Task objective
Everything from the first line of the data through the line with "from matplotlib.ticker import" is to be echoed exactly, minus the pictures.

Data shown
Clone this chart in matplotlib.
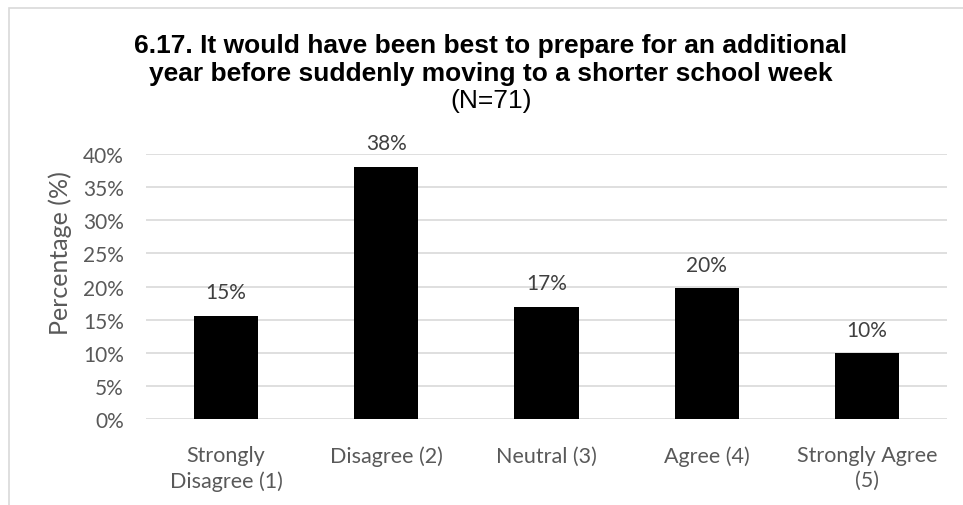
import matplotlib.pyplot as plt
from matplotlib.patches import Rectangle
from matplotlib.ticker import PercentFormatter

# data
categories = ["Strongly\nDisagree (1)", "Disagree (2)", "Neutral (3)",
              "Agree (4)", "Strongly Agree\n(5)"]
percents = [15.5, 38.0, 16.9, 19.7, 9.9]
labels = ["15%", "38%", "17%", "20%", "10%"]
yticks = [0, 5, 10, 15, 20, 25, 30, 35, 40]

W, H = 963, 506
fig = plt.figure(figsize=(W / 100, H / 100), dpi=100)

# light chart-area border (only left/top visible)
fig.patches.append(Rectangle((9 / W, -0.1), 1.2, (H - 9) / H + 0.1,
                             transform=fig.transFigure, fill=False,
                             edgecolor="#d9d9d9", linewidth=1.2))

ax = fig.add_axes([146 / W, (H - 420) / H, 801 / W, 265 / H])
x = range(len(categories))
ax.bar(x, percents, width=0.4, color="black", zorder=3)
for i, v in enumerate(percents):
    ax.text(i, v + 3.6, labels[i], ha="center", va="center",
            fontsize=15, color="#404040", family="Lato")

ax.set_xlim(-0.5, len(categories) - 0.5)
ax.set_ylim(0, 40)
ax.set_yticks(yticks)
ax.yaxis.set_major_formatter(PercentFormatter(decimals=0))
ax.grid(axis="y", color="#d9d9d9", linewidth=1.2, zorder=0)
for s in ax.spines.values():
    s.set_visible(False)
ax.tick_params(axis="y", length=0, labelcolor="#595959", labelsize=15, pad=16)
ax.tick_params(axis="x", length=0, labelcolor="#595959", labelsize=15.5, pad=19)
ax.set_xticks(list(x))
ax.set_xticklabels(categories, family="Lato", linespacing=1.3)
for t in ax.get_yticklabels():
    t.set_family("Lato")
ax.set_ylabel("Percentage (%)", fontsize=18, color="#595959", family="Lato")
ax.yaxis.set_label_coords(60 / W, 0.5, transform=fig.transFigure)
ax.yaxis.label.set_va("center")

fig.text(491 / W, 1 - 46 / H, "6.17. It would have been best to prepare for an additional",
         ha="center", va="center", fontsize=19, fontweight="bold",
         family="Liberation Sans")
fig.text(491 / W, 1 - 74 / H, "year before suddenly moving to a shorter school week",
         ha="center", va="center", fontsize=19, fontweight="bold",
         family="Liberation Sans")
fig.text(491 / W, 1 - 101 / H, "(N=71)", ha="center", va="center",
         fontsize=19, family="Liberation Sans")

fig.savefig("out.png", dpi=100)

Answer to this task
Clone this chart in matplotlib.
import matplotlib.pyplot as plt
from matplotlib.patches import Rectangle
from matplotlib.ticker import PercentFormatter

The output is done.